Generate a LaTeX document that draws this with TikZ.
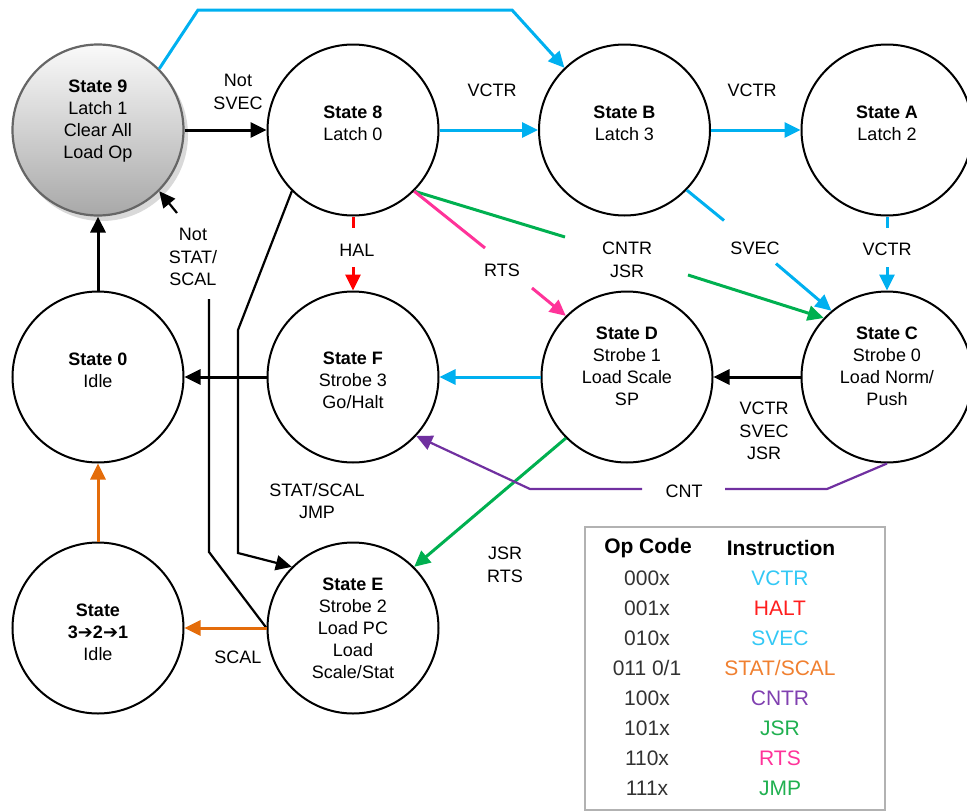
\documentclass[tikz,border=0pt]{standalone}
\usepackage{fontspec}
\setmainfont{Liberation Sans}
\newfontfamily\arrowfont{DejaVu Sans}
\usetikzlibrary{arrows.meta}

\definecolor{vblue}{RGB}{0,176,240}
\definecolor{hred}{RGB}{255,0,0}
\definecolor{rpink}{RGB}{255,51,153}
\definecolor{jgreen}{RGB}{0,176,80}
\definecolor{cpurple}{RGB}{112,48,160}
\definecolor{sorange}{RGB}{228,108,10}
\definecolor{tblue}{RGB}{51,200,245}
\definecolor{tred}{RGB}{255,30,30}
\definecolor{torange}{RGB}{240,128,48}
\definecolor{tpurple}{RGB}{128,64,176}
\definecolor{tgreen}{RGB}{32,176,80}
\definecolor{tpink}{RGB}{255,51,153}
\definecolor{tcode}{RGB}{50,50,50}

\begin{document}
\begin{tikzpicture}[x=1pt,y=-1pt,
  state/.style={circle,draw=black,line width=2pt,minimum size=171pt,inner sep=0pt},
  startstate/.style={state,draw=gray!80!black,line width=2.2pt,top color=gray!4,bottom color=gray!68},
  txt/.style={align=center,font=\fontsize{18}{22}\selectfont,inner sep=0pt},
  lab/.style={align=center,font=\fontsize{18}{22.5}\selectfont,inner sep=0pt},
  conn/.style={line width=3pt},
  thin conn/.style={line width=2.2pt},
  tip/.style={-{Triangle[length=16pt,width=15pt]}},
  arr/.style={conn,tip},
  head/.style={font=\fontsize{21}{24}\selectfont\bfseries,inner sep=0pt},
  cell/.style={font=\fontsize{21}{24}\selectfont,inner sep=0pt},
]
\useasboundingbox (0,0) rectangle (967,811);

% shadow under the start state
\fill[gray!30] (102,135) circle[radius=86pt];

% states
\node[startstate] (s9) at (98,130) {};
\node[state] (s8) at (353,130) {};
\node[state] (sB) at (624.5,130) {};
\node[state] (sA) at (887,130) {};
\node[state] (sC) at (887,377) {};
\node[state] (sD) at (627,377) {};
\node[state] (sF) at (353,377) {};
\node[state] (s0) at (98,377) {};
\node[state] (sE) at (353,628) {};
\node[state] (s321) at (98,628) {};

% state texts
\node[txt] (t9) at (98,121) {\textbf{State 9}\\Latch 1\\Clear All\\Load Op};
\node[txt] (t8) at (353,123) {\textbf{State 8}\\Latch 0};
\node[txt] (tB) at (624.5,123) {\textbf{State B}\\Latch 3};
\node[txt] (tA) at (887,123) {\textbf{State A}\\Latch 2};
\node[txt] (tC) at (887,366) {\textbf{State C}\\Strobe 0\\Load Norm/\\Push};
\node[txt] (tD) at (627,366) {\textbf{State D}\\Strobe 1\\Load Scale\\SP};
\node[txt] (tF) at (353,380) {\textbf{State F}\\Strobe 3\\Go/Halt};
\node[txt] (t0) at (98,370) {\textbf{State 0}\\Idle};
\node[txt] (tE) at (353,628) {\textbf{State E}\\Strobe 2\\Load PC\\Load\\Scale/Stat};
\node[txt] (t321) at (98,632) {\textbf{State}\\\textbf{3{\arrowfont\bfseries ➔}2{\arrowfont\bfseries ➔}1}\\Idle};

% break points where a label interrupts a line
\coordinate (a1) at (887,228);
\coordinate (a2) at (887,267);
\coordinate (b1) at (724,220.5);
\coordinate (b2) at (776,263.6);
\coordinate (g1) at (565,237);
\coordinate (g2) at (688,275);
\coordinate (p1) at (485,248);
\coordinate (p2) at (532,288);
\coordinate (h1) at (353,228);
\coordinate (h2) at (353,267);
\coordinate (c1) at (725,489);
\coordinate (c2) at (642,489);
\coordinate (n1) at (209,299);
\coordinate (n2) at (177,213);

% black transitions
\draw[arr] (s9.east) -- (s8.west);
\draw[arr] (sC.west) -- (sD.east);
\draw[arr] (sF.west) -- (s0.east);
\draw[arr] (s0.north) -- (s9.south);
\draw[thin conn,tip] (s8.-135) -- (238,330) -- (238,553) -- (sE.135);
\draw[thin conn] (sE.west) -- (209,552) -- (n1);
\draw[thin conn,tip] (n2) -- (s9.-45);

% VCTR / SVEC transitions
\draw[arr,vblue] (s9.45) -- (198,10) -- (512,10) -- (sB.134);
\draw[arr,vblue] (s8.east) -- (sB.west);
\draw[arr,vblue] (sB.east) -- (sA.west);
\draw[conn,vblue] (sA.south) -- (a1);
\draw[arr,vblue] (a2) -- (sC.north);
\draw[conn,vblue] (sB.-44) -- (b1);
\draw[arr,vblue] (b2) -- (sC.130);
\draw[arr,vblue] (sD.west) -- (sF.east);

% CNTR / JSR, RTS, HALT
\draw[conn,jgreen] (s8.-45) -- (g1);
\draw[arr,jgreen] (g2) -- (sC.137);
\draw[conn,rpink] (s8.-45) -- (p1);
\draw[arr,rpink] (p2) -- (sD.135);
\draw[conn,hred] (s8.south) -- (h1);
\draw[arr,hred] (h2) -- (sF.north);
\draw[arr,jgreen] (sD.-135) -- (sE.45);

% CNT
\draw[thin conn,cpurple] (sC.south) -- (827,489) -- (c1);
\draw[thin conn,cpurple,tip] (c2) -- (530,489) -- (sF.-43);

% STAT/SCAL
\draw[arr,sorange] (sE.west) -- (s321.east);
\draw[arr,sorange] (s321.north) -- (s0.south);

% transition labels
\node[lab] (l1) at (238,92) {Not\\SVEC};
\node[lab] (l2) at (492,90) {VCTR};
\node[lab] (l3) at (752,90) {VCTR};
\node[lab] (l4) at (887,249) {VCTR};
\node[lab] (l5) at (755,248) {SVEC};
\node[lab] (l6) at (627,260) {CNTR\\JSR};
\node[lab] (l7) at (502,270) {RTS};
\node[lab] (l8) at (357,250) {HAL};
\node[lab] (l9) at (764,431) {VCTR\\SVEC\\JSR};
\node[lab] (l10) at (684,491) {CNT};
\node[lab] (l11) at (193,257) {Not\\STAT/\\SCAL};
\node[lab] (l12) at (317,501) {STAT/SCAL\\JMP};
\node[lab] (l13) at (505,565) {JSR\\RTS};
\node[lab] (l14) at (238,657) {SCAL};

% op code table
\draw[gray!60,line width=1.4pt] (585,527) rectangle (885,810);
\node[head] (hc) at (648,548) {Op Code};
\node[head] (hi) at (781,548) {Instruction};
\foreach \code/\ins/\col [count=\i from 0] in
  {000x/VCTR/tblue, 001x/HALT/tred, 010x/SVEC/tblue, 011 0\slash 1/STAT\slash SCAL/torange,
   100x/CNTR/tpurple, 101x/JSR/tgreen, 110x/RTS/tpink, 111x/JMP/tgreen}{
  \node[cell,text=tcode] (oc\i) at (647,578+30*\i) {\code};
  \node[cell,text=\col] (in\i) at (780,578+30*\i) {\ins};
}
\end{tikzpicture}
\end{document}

****************

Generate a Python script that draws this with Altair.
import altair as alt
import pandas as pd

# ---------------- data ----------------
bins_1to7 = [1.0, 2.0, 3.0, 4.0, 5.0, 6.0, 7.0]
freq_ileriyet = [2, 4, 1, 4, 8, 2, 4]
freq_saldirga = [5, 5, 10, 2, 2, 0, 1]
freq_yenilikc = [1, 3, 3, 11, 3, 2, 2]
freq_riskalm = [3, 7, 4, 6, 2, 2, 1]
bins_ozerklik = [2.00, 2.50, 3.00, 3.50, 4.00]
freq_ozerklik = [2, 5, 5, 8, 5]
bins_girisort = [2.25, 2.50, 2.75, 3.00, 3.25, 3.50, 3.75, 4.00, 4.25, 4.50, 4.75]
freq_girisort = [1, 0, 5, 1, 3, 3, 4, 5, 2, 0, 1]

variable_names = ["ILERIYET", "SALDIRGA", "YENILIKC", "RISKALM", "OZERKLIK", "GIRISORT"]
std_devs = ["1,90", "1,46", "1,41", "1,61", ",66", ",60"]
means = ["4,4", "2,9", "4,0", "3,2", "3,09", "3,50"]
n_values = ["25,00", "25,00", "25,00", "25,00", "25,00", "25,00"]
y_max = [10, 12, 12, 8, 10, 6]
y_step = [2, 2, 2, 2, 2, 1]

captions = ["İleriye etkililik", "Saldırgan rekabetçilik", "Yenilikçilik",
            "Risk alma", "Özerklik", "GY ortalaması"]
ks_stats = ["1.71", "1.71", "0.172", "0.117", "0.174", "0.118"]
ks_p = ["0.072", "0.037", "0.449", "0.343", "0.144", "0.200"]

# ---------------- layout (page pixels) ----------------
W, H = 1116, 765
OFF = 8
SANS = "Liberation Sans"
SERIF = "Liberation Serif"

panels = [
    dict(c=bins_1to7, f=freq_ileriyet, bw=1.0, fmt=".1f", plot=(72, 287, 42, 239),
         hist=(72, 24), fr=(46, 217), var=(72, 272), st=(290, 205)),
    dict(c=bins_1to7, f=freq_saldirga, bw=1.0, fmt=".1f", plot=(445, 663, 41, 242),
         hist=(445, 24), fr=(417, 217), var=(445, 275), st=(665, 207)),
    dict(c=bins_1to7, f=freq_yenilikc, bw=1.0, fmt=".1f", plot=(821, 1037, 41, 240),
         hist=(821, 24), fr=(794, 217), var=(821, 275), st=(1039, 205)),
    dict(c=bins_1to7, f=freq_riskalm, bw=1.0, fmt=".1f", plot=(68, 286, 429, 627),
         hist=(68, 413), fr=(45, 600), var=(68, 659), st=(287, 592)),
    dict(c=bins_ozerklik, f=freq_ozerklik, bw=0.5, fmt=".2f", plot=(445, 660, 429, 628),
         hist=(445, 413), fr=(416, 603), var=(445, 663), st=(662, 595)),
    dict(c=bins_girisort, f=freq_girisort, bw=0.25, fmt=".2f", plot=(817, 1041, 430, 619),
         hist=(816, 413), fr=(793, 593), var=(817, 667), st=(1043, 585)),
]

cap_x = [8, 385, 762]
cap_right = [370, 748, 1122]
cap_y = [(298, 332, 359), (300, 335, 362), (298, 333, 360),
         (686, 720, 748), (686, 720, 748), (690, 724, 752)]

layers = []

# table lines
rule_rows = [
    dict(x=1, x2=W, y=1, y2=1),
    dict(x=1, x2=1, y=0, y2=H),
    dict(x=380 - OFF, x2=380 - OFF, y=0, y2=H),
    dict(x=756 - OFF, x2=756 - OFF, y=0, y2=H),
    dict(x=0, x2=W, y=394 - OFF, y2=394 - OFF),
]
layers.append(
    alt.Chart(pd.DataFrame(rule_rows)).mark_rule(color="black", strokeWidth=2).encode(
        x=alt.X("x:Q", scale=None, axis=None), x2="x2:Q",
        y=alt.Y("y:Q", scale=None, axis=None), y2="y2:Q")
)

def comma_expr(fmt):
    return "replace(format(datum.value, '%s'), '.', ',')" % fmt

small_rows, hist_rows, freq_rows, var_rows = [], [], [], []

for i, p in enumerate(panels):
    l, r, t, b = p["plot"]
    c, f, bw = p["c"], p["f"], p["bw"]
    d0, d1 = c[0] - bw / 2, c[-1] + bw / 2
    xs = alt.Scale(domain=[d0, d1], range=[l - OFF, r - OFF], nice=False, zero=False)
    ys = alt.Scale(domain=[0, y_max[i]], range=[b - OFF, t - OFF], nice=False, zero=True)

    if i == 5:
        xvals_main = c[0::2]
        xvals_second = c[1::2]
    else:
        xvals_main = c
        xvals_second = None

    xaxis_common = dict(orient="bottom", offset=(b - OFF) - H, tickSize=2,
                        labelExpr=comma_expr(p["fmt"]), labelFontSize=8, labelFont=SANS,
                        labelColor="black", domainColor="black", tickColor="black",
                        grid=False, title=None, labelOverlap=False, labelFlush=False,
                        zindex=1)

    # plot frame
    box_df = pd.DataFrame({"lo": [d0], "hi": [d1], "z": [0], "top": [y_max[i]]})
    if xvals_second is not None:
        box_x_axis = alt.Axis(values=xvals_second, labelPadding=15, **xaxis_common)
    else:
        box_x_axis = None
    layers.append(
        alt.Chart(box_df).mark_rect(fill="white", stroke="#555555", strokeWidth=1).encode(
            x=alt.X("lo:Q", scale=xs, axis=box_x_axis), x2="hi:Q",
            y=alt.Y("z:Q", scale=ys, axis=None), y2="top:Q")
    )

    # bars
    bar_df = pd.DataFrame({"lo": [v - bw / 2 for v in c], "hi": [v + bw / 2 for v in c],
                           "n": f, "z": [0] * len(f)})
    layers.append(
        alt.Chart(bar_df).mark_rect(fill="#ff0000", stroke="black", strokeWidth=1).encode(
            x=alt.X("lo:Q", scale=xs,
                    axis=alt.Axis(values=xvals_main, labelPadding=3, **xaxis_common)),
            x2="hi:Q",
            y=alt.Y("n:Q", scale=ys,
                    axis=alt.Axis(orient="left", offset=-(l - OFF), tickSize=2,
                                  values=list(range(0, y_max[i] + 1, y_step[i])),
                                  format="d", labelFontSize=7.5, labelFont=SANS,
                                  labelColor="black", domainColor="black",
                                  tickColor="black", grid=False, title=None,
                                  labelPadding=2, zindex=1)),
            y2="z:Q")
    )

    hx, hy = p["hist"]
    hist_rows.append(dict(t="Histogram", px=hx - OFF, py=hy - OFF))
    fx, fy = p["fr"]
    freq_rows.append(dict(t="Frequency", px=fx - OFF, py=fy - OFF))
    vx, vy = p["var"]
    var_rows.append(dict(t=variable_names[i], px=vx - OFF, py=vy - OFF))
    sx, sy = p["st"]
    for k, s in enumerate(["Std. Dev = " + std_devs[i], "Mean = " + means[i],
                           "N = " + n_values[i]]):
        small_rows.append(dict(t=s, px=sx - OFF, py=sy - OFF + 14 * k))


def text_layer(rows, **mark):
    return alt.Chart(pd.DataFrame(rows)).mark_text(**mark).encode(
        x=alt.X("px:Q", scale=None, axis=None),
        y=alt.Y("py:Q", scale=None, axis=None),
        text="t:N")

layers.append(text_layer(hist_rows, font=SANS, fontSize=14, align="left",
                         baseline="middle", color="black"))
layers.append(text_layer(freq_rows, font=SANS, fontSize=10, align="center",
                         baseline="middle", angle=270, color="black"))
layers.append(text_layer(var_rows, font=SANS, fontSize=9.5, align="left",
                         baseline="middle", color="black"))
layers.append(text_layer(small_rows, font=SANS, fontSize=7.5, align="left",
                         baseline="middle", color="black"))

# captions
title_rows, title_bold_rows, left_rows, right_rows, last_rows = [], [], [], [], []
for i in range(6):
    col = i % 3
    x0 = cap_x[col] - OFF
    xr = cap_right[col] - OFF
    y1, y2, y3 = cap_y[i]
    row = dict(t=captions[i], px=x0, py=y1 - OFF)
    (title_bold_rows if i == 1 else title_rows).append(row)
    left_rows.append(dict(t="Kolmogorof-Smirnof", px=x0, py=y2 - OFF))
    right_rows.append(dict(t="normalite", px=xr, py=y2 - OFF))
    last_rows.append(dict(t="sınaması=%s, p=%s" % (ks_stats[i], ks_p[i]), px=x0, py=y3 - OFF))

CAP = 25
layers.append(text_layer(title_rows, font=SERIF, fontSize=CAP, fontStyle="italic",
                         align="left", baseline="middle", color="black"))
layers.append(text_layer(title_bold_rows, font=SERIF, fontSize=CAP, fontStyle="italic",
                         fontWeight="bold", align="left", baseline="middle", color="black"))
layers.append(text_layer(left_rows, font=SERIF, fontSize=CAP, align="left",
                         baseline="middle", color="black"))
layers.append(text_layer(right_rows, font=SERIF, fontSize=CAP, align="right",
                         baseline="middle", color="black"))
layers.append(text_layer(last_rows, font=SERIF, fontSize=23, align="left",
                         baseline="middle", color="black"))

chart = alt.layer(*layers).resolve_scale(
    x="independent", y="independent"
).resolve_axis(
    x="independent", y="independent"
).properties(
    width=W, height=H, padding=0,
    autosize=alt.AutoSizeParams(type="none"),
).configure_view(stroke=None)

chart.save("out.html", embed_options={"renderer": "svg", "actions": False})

****************

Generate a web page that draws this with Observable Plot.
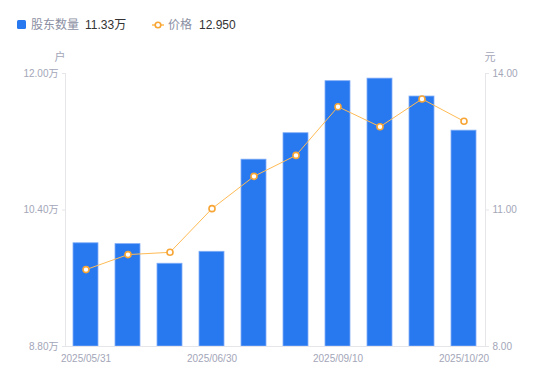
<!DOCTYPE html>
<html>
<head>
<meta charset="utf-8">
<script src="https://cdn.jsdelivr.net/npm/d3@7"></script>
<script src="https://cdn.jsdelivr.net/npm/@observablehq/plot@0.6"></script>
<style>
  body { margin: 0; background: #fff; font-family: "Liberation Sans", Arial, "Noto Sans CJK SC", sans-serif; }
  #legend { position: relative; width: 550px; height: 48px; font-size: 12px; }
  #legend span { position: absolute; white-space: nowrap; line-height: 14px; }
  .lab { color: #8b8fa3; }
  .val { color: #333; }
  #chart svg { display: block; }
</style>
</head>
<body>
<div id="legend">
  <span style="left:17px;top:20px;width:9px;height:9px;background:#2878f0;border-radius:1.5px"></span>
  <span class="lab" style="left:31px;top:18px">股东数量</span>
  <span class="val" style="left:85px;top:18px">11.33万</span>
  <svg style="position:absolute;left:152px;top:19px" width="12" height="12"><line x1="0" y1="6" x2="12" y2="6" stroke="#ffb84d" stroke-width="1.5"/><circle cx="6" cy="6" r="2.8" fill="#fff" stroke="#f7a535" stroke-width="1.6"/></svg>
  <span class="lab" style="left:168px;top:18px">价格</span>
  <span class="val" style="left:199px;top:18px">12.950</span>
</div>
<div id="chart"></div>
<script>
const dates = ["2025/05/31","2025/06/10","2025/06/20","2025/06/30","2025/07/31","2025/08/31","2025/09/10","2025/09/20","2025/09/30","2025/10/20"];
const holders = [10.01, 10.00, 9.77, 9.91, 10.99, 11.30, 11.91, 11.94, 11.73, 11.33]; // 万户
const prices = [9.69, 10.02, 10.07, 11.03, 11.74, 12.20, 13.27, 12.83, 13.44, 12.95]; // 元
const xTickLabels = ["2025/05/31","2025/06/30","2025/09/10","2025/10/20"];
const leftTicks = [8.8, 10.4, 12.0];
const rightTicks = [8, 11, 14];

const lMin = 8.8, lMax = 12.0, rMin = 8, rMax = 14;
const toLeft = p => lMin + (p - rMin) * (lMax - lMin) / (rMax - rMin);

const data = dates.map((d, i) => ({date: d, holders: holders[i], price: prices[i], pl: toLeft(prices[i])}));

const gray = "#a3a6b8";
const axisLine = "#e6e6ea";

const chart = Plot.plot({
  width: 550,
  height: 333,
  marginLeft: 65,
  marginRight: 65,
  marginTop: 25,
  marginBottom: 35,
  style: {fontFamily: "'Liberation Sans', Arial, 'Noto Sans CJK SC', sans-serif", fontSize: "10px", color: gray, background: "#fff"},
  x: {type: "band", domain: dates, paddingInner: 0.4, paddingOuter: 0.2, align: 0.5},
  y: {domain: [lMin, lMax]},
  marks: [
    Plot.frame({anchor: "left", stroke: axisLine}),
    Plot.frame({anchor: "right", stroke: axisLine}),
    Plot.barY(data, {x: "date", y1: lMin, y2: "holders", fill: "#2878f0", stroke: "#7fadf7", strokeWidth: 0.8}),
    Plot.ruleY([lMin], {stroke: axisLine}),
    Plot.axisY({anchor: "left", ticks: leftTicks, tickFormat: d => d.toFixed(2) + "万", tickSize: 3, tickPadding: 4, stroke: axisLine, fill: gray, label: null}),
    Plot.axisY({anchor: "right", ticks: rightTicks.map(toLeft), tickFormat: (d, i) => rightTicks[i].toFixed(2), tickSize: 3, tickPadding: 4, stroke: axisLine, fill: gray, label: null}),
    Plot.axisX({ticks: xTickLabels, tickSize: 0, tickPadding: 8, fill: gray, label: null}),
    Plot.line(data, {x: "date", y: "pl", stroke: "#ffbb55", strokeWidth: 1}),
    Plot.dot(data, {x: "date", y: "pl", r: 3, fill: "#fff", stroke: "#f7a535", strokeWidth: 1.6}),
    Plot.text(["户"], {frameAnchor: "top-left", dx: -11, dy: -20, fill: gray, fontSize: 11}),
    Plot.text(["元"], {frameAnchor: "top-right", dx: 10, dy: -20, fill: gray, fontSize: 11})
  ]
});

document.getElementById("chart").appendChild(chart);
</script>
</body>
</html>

****************

Copy the records above exactly, beginning at the line that contains "Generate a Python" and stopping after the line that contains "y_step = [2, 2, 2, 2, 2, 1]".

■ **Exercise result**
Generate a Python script that draws this with Altair.
import altair as alt
import pandas as pd

# ---------------- data ----------------
bins_1to7 = [1.0, 2.0, 3.0, 4.0, 5.0, 6.0, 7.0]
freq_ileriyet = [2, 4, 1, 4, 8, 2, 4]
freq_saldirga = [5, 5, 10, 2, 2, 0, 1]
freq_yenilikc = [1, 3, 3, 11, 3, 2, 2]
freq_riskalm = [3, 7, 4, 6, 2, 2, 1]
bins_ozerklik = [2.00, 2.50, 3.00, 3.50, 4.00]
freq_ozerklik = [2, 5, 5, 8, 5]
bins_girisort = [2.25, 2.50, 2.75, 3.00, 3.25, 3.50, 3.75, 4.00, 4.25, 4.50, 4.75]
freq_girisort = [1, 0, 5, 1, 3, 3, 4, 5, 2, 0, 1]

variable_names = ["ILERIYET", "SALDIRGA", "YENILIKC", "RISKALM", "OZERKLIK", "GIRISORT"]
std_devs = ["1,90", "1,46", "1,41", "1,61", ",66", ",60"]
means = ["4,4", "2,9", "4,0", "3,2", "3,09", "3,50"]
n_values = ["25,00", "25,00", "25,00", "25,00", "25,00", "25,00"]
y_max = [10, 12, 12, 8, 10, 6]
y_step = [2, 2, 2, 2, 2, 1]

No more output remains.